__EXERCISE DIRECTIONS__. Every line from the start of the records through the line with "const fitLog45 = [-0.16, -2.1];" is to be written out exactly; pictures are not.

__Code that draws figures__.
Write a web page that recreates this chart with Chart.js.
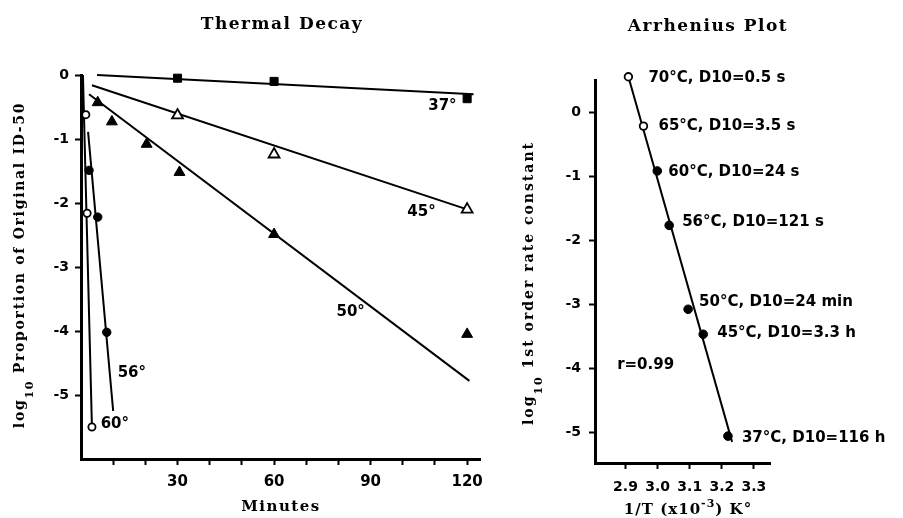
<!DOCTYPE html>
<html>
<head>
<meta charset="utf-8">
<script src="https://cdn.jsdelivr.net/npm/chart.js@4.4.1/dist/chart.umd.min.js"></script>
<style>
  html, body { margin: 0; padding: 0; background: #fff; }
  #wrap { position: relative; width: 903px; height: 518px; }
  canvas { position: absolute; top: 0; }
</style>
</head>
<body>
<div id="wrap">
  <canvas id="decayChart" width="500" height="518" style="left:0"></canvas>
  <canvas id="arrChart" width="403" height="518" style="left:500px"></canvas>
</div>
<script>
// ---- Thermal decay (log10 proportion remaining vs minutes) ----
const min37 = [30, 60, 120];
const log37 = [-0.05, -0.1, -0.37];
const fitMin37 = [5, 122];
const fitLog37 = [0.0, -0.3];

const min45 = [30, 60, 120];
const log45 = [-0.63, -1.24, -2.1];
const fitMin45 = [3.4, 120];
const fitLog45 = [-0.16, -2.1];

const min50 = [5.2, 9.6, 20.4, 30.6, 60, 120];
const log50 = [-0.43, -0.73, -1.08, -1.52, -2.49, -4.05];
const fitMin50 = [2.5, 120.7];
const fitLog50 = [-0.3, -4.78];

const min56 = [2.5, 5.2, 8];
const log56 = [-1.49, -2.22, -4.02];
const fitMin56 = [2.2, 10];
const fitLog56 = [-0.89, -5.25];

const min60 = [1.5, 1.9, 3.4];
const log60 = [-0.62, -2.16, -5.5];
const fitMin60 = [0.6, 3.4];
const fitLog60 = [0.0, -5.5];

const decayTicksX = [10, 20, 30, 40, 50, 60, 70, 80, 90, 100, 110, 120];
const decayLabelsX = [30, 60, 90, 120];
const decayTicksY = [0, -1, -2, -3, -4, -5];

// curve labels, anchored in data units (left edge, middle)
const decayNoteText = ['37°', '45°', '50°', '56°', '60°'];
const decayNoteX = [107.9, 101.4, 79.4, 11.4, 6.1];
const decayNoteY = [-0.49, -2.15, -3.71, -4.66, -5.45];

// ---- Arrhenius plot ----
const arrLabels = ['70°C, D10=0.5 s', '65°C, D10=3.5 s', '60°C, D10=24 s', '56°C, D10=121 s',
                   '50°C, D10=24 min', '45°C, D10=3.3 h', '37°C, D10=116 h'];
const arrInvT = [2.909, 2.956, 2.999, 3.036, 3.095, 3.142, 3.219];
const arrLogK = [0.55, -0.22, -0.92, -1.77, -3.08, -3.47, -5.06];
const arrOpen = [true, true, false, false, false, false, false];
const arrFitX = [2.909, 3.232];
const arrFitY = [0.55, -5.15];
const arrTicksX = [2.9, 3.0, 3.1, 3.2, 3.3];
const arrTicksY = [0, -1, -2, -3, -4, -5];

const NUM_FONT = '"DejaVu Sans", sans-serif';
const SERIF = '"DejaVu Serif", serif';

function pts(xs, ys) {
  return xs.map((x, i) => ({ x: x, y: ys[i] }));
}

function marks(xs, ys, style, open, radius) {
  return {
    data: pts(xs, ys),
    showLine: false,
    pointStyle: style,
    pointRadius: radius,
    pointHoverRadius: radius,
    pointBackgroundColor: open ? '#fff' : '#000',
    pointBorderColor: '#000',
    pointBorderWidth: open ? 1.8 : 1,
    clip: false
  };
}

function fit(xs, ys) {
  return {
    data: pts(xs, ys),
    showLine: true,
    pointRadius: 0,
    borderColor: '#000',
    borderWidth: 2,
    clip: false
  };
}

function axisStyle(tickList, labelFn, size, pad, fitKey, fitSize) {
  return {
    afterBuildTicks: s => { s.ticks = tickList.map(v => ({ value: v })); },
    afterFit: s => { s[fitKey] = fitSize; },
    ticks: {
      callback: labelFn,
      color: '#000',
      font: { family: NUM_FONT, size: size, weight: 'bold' },
      padding: pad,
      maxRotation: 0,
      autoSkip: false
    },
    grid: { drawOnChartArea: false, drawTicks: true, tickLength: 6, tickWidth: 2, tickColor: '#000' },
    border: { display: true, width: 3, color: '#000' }
  };
}

function text(ctx, str, x, y, font, align, spacing) {
  ctx.save();
  ctx.font = font;
  ctx.letterSpacing = spacing || '0px';
  ctx.textAlign = align || 'left';
  ctx.textBaseline = 'middle';
  ctx.fillStyle = '#000';
  ctx.fillText(str, x, y);
  ctx.restore();
}

// rotated "log10 ..." axis title, subscript 10
function logTitle(ctx, baseX, midY, rest, spacing) {
  const big = 'bold 14px ' + SERIF, small = 'bold 11px ' + SERIF;
  ctx.save();
  ctx.translate(baseX, midY);
  ctx.rotate(-Math.PI / 2);
  ctx.letterSpacing = spacing;
  ctx.fillStyle = '#000';
  ctx.textBaseline = 'alphabetic';
  ctx.font = big; const w1 = ctx.measureText('log').width;
  ctx.font = small; const w2 = ctx.measureText('10').width;
  ctx.font = big; const w3 = ctx.measureText(rest).width;
  let x = -(w1 + w2 + w3) / 2;
  ctx.font = big; ctx.fillText('log', x, 0); x += w1;
  ctx.font = small; ctx.fillText('10', x, 9); x += w2;
  ctx.font = big; ctx.fillText(rest, x, 0);
  ctx.restore();
}

const decayText = {
  id: 'decayText',
  afterDraw(chart) {
    const ctx = chart.ctx, xs = chart.scales.x, ys = chart.scales.y;
    text(ctx, 'Thermal Decay', 282, 25, 'bold 17px ' + SERIF, 'center', '1.5px');
    text(ctx, 'Minutes', 281, 507, 'bold 15px ' + SERIF, 'center', '1.5px');
    logTitle(ctx, 24, 265, ' Proportion of Original ID-50', '1.7px');
    decayNoteText.forEach((t, i) => {
      text(ctx, t, xs.getPixelForValue(decayNoteX[i]), ys.getPixelForValue(decayNoteY[i]),
        'bold 15px ' + NUM_FONT, 'left');
    });
  }
};

const decayChart = new Chart(document.getElementById('decayChart'), {
  type: 'scatter',
  data: {
    datasets: [
      marks(min37, log37, 'rect', false, 5.7),
      marks(min45, log45, 'triangle', true, 6.3),
      marks(min50, log50, 'triangle', false, 6.3),
      marks(min56, log56, 'circle', false, 4.2),
      marks(min60, log60, 'circle', true, 3.6),
      fit(fitMin37, fitLog37),
      fit(fitMin45, fitLog45),
      fit(fitMin50, fitLog50),
      fit(fitMin56, fitLog56),
      fit(fitMin60, fitLog60)
    ]
  },
  options: {
    responsive: false,
    animation: false,
    devicePixelRatio: 1,
    layout: { padding: { left: 0, top: 75, right: 20, bottom: 0 } },
    plugins: { legend: { display: false }, tooltip: { enabled: false } },
    scales: {
      x: Object.assign({ type: 'linear', min: 0, max: 124 },
        axisStyle(decayTicksX, v => decayLabelsX.includes(v) ? String(v) : '', 15, 8, 'height', 59)),
      y: Object.assign({ type: 'linear', min: -6, max: 0 },
        axisStyle(decayTicksY, v => String(v), 14, 6, 'width', 81))
    }
  },
  plugins: [decayText]
});

const arrText = {
  id: 'arrText',
  afterDraw(chart) {
    const ctx = chart.ctx, xs = chart.scales.x, ys = chart.scales.y;
    const offs = [[20, 1], [15, 0], [11, 1], [13, -3], [11, -7], [14, -1], [14, 2]];
    text(ctx, 'Arrhenius Plot', 208, 27, 'bold 17px ' + SERIF, 'center', '1.5px');
    arrLabels.forEach((t, i) => {
      text(ctx, t, xs.getPixelForValue(arrInvT[i]) + offs[i][0], ys.getPixelForValue(arrLogK[i]) + offs[i][1],
        'bold 15px ' + NUM_FONT, 'left');
    });
    text(ctx, 'r=0.99', xs.getPixelForValue(2.874), ys.getPixelForValue(-3.95), 'bold 15px ' + NUM_FONT, 'left');
    logTitle(ctx, 33, 283, ' 1st order rate constant', '2px');
    // x title with superscript -3
    ctx.save();
    ctx.letterSpacing = '1px';
    const a = '1/T (x10', b = '-3', c = ') K°';
    ctx.font = 'bold 15px ' + SERIF;
    const wa = ctx.measureText(a).width, wc = ctx.measureText(c).width;
    ctx.font = 'bold 11px ' + SERIF;
    const wb = ctx.measureText(b).width;
    let x = 188 - (wa + wb + wc) / 2;
    ctx.fillStyle = '#000';
    ctx.textBaseline = 'alphabetic';
    ctx.font = 'bold 15px ' + SERIF; ctx.fillText(a, x, 514); x += wa;
    ctx.font = 'bold 11px ' + SERIF; ctx.fillText(b, x, 507); x += wb;
    ctx.font = 'bold 15px ' + SERIF; ctx.fillText(c, x, 514);
    ctx.restore();
  }
};

const arrChart = new Chart(document.getElementById('arrChart'), {
  type: 'scatter',
  data: {
    datasets: [
      {
        data: pts(arrInvT, arrLogK),
        showLine: false,
        pointRadius: arrOpen.map(o => o ? 3.8 : 4.3),
        pointHoverRadius: arrOpen.map(o => o ? 3.8 : 4.3),
        pointBackgroundColor: arrOpen.map(o => o ? '#fff' : '#000'),
        pointBorderColor: '#000',
        pointBorderWidth: arrOpen.map(o => o ? 1.8 : 1),
        clip: false
      },
      fit(arrFitX, arrFitY)
    ]
  },
  options: {
    responsive: false,
    animation: false,
    devicePixelRatio: 1,
    layout: { padding: { left: 0, top: 80, right: 133, bottom: 0 } },
    plugins: { legend: { display: false }, tooltip: { enabled: false } },
    scales: {
      x: Object.assign({ type: 'linear', min: 2.805, max: 3.35 },
        axisStyle(arrTicksX, v => v.toFixed(1), 14, 10, 'height', 55)),
      y: Object.assign({ type: 'linear', min: -5.48, max: 0.5 },
        axisStyle(arrTicksY, v => String(v), 14, 8, 'width', 95))
    }
  },
  plugins: [arrText]
});
</script>
</body>
</html>
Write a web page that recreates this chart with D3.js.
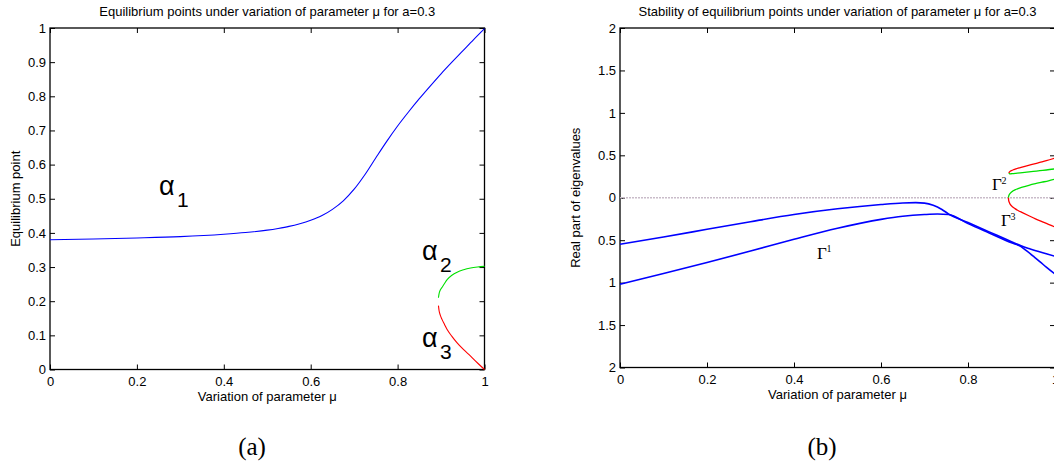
<!DOCTYPE html>
<html>
<head>
<meta charset="utf-8">
<script src="https://cdn.jsdelivr.net/npm/d3@7"></script>
<style>
  html, body { margin: 0; padding: 0; background: #fff; }
  svg { display: block; }
  text { font-family: "Liberation Sans", Arial, Helvetica, sans-serif; }
</style>
</head>
<body>
<svg id="chart" width="1054" height="466"></svg>
<script>
// ---------------- DATA ----------------
// Panel (a): equilibrium points
const muAlpha1 = [0, 0.1, 0.2, 0.3, 0.4, 0.45, 0.5, 0.525, 0.55, 0.575, 0.6, 0.625, 0.65, 0.675, 0.7, 0.725, 0.75, 0.775, 0.8, 0.825, 0.85, 0.875, 0.9, 0.925, 0.95, 0.975, 1.0];
const alpha1   = [0.380, 0.382, 0.385, 0.389, 0.396, 0.401, 0.408, 0.413, 0.419, 0.427, 0.437, 0.450, 0.469, 0.494, 0.528, 0.571, 0.620, 0.668, 0.713, 0.754, 0.793, 0.830, 0.866, 0.900, 0.933, 0.966, 0.998];

const muAlpha23 = [0.894, 0.8955, 0.898, 0.9025, 0.908, 0.914, 0.925, 0.937, 0.952, 0.968, 0.984, 1.0];
const alpha2    = [0.210, 0.222, 0.232, 0.241, 0.252, 0.263, 0.276, 0.285, 0.292, 0.297, 0.300, 0.302];
const alpha3    = [0.187, 0.172, 0.160, 0.146, 0.132, 0.117, 0.097, 0.078, 0.058, 0.039, 0.019, 0.000];

// Panel (b): real part of eigenvalues
const muGamma1Upper = [0, 0.1, 0.2, 0.3, 0.4, 0.5, 0.6, 0.65, 0.68, 0.7, 0.72, 0.74, 0.755, 0.8, 0.85, 0.9, 0.922, 0.94, 0.96, 0.98, 1.0];
const gamma1Upper   = [-0.548, -0.462, -0.372, -0.282, -0.197, -0.130, -0.080, -0.062, -0.058, -0.063, -0.088, -0.138, -0.190, -0.292, -0.405, -0.518, -0.566, -0.598, -0.630, -0.661, -0.690];
const muGamma1Lower = [0, 0.1, 0.2, 0.3, 0.4, 0.5, 0.6, 0.65, 0.7, 0.73, 0.755, 0.8, 0.85, 0.9, 0.922, 0.935, 0.95, 0.965, 0.98, 1.0];
const gamma1Lower   = [-1.020, -0.893, -0.763, -0.628, -0.490, -0.360, -0.255, -0.218, -0.198, -0.192, -0.197, -0.305, -0.418, -0.530, -0.575, -0.627, -0.689, -0.752, -0.818, -0.900];

const muGammaUpperPair = [0.894, 0.895, 0.897, 0.90, 0.905, 0.91, 0.92, 0.935, 0.95, 0.965, 0.98, 1.0];
const gammaRedUpper    = [0.290, 0.302, 0.311, 0.320, 0.331, 0.340, 0.355, 0.376, 0.396, 0.416, 0.436, 0.467];
const gammaGreenUpper  = [0.290, 0.284, 0.282, 0.283, 0.285, 0.288, 0.294, 0.302, 0.310, 0.319, 0.327, 0.340];

const muGammaLowerPair = [0.893, 0.8935, 0.895, 0.898, 0.902, 0.908, 0.915, 0.925, 0.94, 0.955, 0.97, 0.985, 1.0];
const gammaGreenLower  = [0, 0.020, 0.038, 0.058, 0.075, 0.092, 0.108, 0.125, 0.147, 0.166, 0.183, 0.200, 0.220];
const gammaRedLower    = [0, -0.030, -0.055, -0.085, -0.105, -0.128, -0.150, -0.175, -0.212, -0.248, -0.281, -0.313, -0.345];

const muZero = [0, 1];
const zeroLine = [0, 0];

// Ticks
const xTicks = [0, 0.2, 0.4, 0.6, 0.8, 1];
const xTickLabels = ["0", "0.2", "0.4", "0.6", "0.8", "1"];
const leftYTicks = [0, 0.1, 0.2, 0.3, 0.4, 0.5, 0.6, 0.7, 0.8, 0.9, 1];
const leftYTickLabels = ["0", "0.1", "0.2", "0.3", "0.4", "0.5", "0.6", "0.7", "0.8", "0.9", "1"];
const rightYTicks = [-2, -1.5, -1, -0.5, 0, 0.5, 1, 1.5, 2];
const rightYTickLabels = ["2", "1.5", "1", "0.5", "0", "0.5", "1", "1.5", "2"];

// ---------------- DRAWING ----------------
const svg = d3.select("#chart");
svg.append("rect").attr("width", 1054).attr("height", 466).attr("fill", "#fff");

const zip = (xs, ys) => xs.map((x, i) => [x, ys[i]]);

function makePanel(opts) {
  const g = svg.append("g");
  const x = d3.scaleLinear().domain([0, 1]).range([opts.left, opts.right]);
  const y = d3.scaleLinear().domain(opts.yDomain).range([opts.bottom, opts.top]);

  const fmtX = (d, i) => xTickLabels[i];
  const fmtY = (d, i) => opts.yLabels[i];

  const styleAxis = sel => {
    sel.select(".domain").remove();
    sel.selectAll(".tick line").attr("stroke", "#000").attr("stroke-width", 1);
    sel.selectAll(".tick text").attr("fill", "#000").style("font-size", "13px")
      .style("font-family", '"Liberation Sans", Arial, sans-serif');
  };

  g.append("g").attr("transform", `translate(0,${opts.bottom})`)
    .call(d3.axisBottom(x).tickValues(xTicks).tickFormat(fmtX).tickSizeInner(-5).tickSizeOuter(0).tickPadding(7))
    .call(styleAxis);
  g.append("g").attr("transform", `translate(0,${opts.top})`)
    .call(d3.axisTop(x).tickValues(xTicks).tickFormat("").tickSizeInner(-5).tickSizeOuter(0))
    .call(styleAxis);
  g.append("g").attr("transform", `translate(${opts.left},0)`)
    .call(d3.axisLeft(y).tickValues(opts.yTicks).tickFormat(fmtY).tickSizeInner(-5).tickSizeOuter(0).tickPadding(4))
    .call(styleAxis);
  g.append("g").attr("transform", `translate(${opts.right},0)`)
    .call(d3.axisRight(y).tickValues(opts.yTicks).tickFormat("").tickSizeInner(-5).tickSizeOuter(0))
    .call(styleAxis);

  g.append("rect")
    .attr("x", opts.left).attr("y", opts.top)
    .attr("width", opts.right - opts.left).attr("height", opts.bottom - opts.top)
    .attr("fill", "none").attr("stroke", "#000").attr("stroke-width", 1.3);

  const cx = (opts.left + opts.right) / 2;
  g.append("text").attr("x", cx).attr("y", 16).attr("text-anchor", "middle")
    .style("font-size", "13px").attr("fill", "#000").text(opts.title);
  g.append("text").attr("x", cx).attr("y", opts.bottom + 31).attr("text-anchor", "middle")
    .style("font-size", "13px").attr("fill", "#000").text("Variation of parameter μ");
  g.append("text")
    .attr("transform", `translate(${opts.yLabelX},${(opts.top + opts.bottom) / 2}) rotate(-90)`)
    .attr("text-anchor", "middle").style("font-size", "13px").attr("fill", "#000").text(opts.yLabel);
  g.append("text").attr("x", opts.capX).attr("y", 455).attr("text-anchor", "middle")
    .style("font-family", '"Liberation Serif", "Times New Roman", serif').style("font-size", "25px")
    .attr("fill", "#000").text(opts.caption);

  const line = d3.line().x(d => x(d[0])).y(d => y(d[1])).curve(d3.curveMonotoneX);
  return { g, x, y, line };
}

// ----- Panel (a)
const A = makePanel({
  left: 50, right: 484.5, top: 28, bottom: 369.5, yDomain: [0, 1],
  yTicks: leftYTicks, yLabels: leftYTickLabels,
  title: "Equilibrium points under variation of parameter μ for a=0.3",
  yLabel: "Equilibrium point", yLabelX: 20, caption: "(a)", capX: 252
});
A.g.append("path").datum(zip(muAlpha1, alpha1)).attr("d", A.line)
  .attr("fill", "none").attr("stroke", "#0000ff").attr("stroke-width", 1.1);
A.g.append("path").datum(zip(muAlpha23, alpha2)).attr("d", A.line)
  .attr("fill", "none").attr("stroke", "#00e000").attr("stroke-width", 1.1);
A.g.append("path").datum(zip(muAlpha23, alpha3)).attr("d", A.line)
  .attr("fill", "none").attr("stroke", "#ff0000").attr("stroke-width", 1.1);

function alphaLabel(g, xPos, yBase, sub) {
  g.append("text").attr("x", xPos).attr("y", yBase)
    .style("font-size", "27px").attr("fill", "#000").text("α");
  g.append("text").attr("x", xPos + 18).attr("y", yBase + 12)
    .style("font-size", "21px").attr("fill", "#000").text(sub);
}
alphaLabel(A.g, 159, 195, "1");
alphaLabel(A.g, 422, 260, "2");
alphaLabel(A.g, 422, 347, "3");

// ----- Panel (b)
const B = makePanel({
  left: 620, right: 1055, top: 28, bottom: 367.5, yDomain: [-2, 2],
  yTicks: rightYTicks, yLabels: rightYTickLabels,
  title: "Stability of equilibrium points under variation of parameter μ for a=0.3",
  yLabel: "Real part of eigenvalues", yLabelX: 580, caption: "(b)", capX: 822
});
B.g.append("path").datum(zip(muZero, zeroLine)).attr("d", d3.line().x(d => B.x(d[0])).y(d => B.y(d[1])))
  .attr("fill", "none").attr("stroke", "#c9bcc9").attr("stroke-width", 1.3).attr("stroke-dasharray", "2,1");
B.g.append("path").datum(zip(muGamma1Upper, gamma1Upper)).attr("d", B.line)
  .attr("fill", "none").attr("stroke", "#0000ff").attr("stroke-width", 1.6);
B.g.append("path").datum(zip(muGamma1Lower, gamma1Lower)).attr("d", B.line)
  .attr("fill", "none").attr("stroke", "#0000ff").attr("stroke-width", 1.6);
B.g.append("path").datum(zip(muGammaUpperPair, gammaRedUpper)).attr("d", B.line)
  .attr("fill", "none").attr("stroke", "#ff0000").attr("stroke-width", 1.3);
B.g.append("path").datum(zip(muGammaUpperPair, gammaGreenUpper)).attr("d", B.line)
  .attr("fill", "none").attr("stroke", "#00e000").attr("stroke-width", 1.3);
B.g.append("path").datum(zip(muGammaLowerPair, gammaGreenLower)).attr("d", B.line)
  .attr("fill", "none").attr("stroke", "#00e000").attr("stroke-width", 1.3);
B.g.append("path").datum(zip(muGammaLowerPair, gammaRedLower)).attr("d", B.line)
  .attr("fill", "none").attr("stroke", "#ff0000").attr("stroke-width", 1.3);

function gammaLabel(g, xPos, yBase, sup) {
  g.append("text").attr("x", xPos).attr("y", yBase)
    .style("font-family", '"Liberation Serif", "Times New Roman", serif').style("font-size", "17px")
    .attr("fill", "#000").text("Γ");
  g.append("text").attr("x", xPos + 9.5).attr("y", yBase - 6.5)
    .style("font-family", '"Liberation Serif", "Times New Roman", serif').style("font-size", "10px")
    .attr("fill", "#000").text(sup);
}
gammaLabel(B.g, 817, 258.5, "1");
gammaLabel(B.g, 992, 190, "2");
gammaLabel(B.g, 1001, 226, "3");
</script>
</body>
</html>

__TASK OUTPUT__.
Write a web page that recreates this chart with Chart.js.
<!DOCTYPE html>
<html>
<head>
<meta charset="utf-8">
<script src="https://cdn.jsdelivr.net/npm/chart.js@4.4.1/dist/chart.umd.min.js"></script>
<style>
  html, body { margin: 0; padding: 0; background: #fff; }
  #wrap { position: relative; width: 903px; height: 518px; }
  canvas { position: absolute; top: 0; }
</style>
</head>
<body>
<div id="wrap">
  <canvas id="decayChart" width="500" height="518" style="left:0"></canvas>
  <canvas id="arrChart" width="403" height="518" style="left:500px"></canvas>
</div>
<script>
// ---- Thermal decay (log10 proportion remaining vs minutes) ----
const min37 = [30, 60, 120];
const log37 = [-0.05, -0.1, -0.37];
const fitMin37 = [5, 122];
const fitLog37 = [0.0, -0.3];

const min45 = [30, 60, 120];
const log45 = [-0.63, -1.24, -2.1];
const fitMin45 = [3.4, 120];
const fitLog45 = [-0.16, -2.1];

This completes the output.